The flaw in Calderon Lima’s argument is that § 1225(b)(1)(A)(iii)(II) doesn’t define “alien” as that term is used in Title 8. Rather, § 1225(b)(1)(A)(iii)(II) identifies a category of aliens who are subject to expedited removal under § 1225.1 The term “alien” in Title 8 means “any person not a citizen or national of the United States.” 8 U.S.C. § 1101(a)(3). Calderon Lima does not dispute that he is a citizen of Colombia and is thus an “alien” under the general definition. Calderon Lima’s argument that he should not be subject to expedited removal because he has been in the United States continuously for two years before the order of removal is not one that this court has jurisdiction to hear.

Calderon Lima argues that if judicial review is not available under § 1252(e)(2), the court has “constitutional jurisdiction” under the Suspension Clause because he’s being deprived of his liberty without due process.
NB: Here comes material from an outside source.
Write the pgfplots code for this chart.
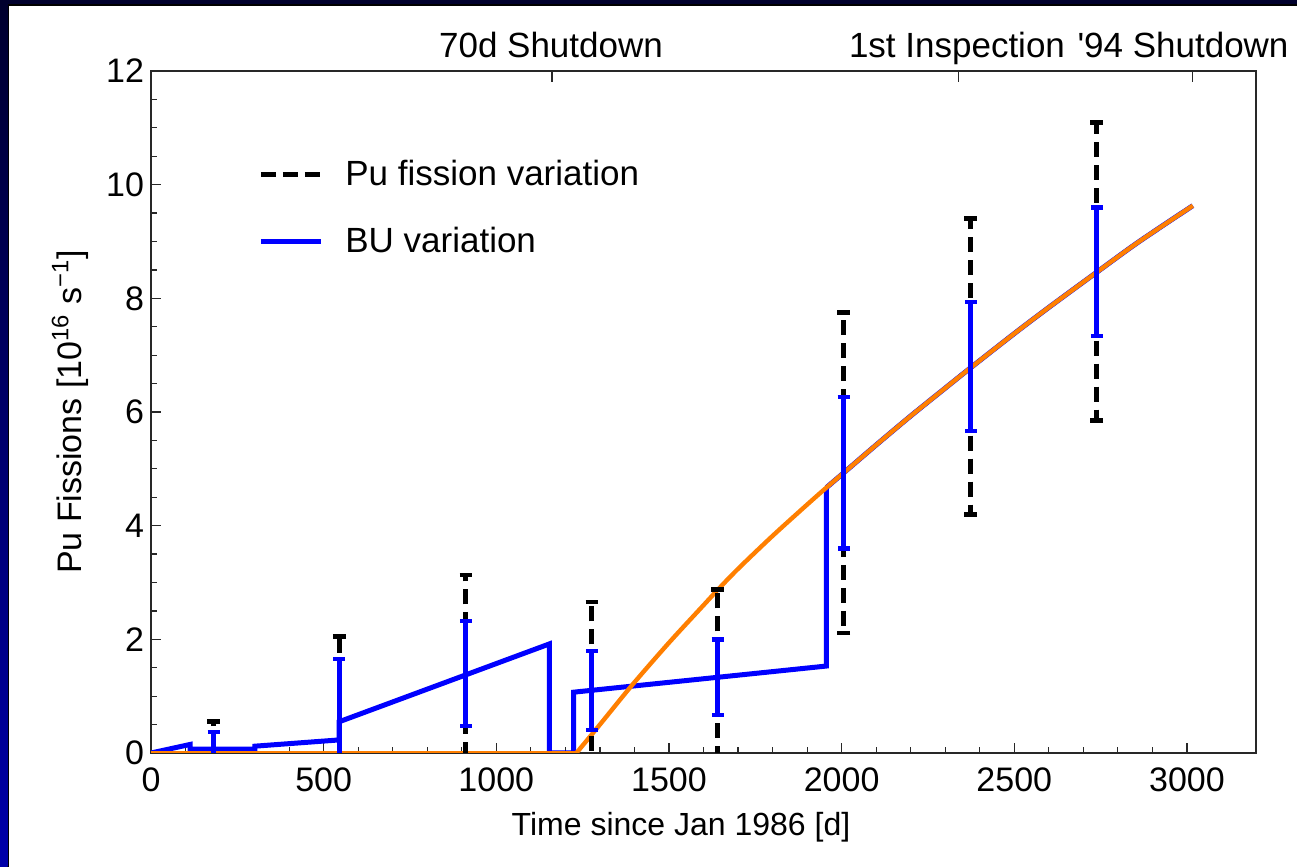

Dkt. 10 in the ’232 case, at 4 (citing U.S. Const. art. I, § 9, cl. 2). But “[t]he REAL ID Act clarified that final orders of removal may not be reviewed in district courts, even via habeas corpus [in all but limited cases], and may be reviewed only in the courts of appeals.” See Nasrallah v. Barr, 590 U.S. 573, 580 (2020) (citing § 1252(a)(5)).

1 The court of appeals has so held in Montes Cabrera v. United States Dep’t of Homeland Sec., No. 24-3079, 2025 WL 1009120, at *2 (7th Cir. Apr. 4, 2025). The case is unpublished, and thus is not binding authority. But the holding is consistent with the text and structure of the statute pertaining to review of orders of expedited removal. Calderon Lima also argues that he can challenge the validity of the expedited order of removal under the Administrative Procedures Act (APA).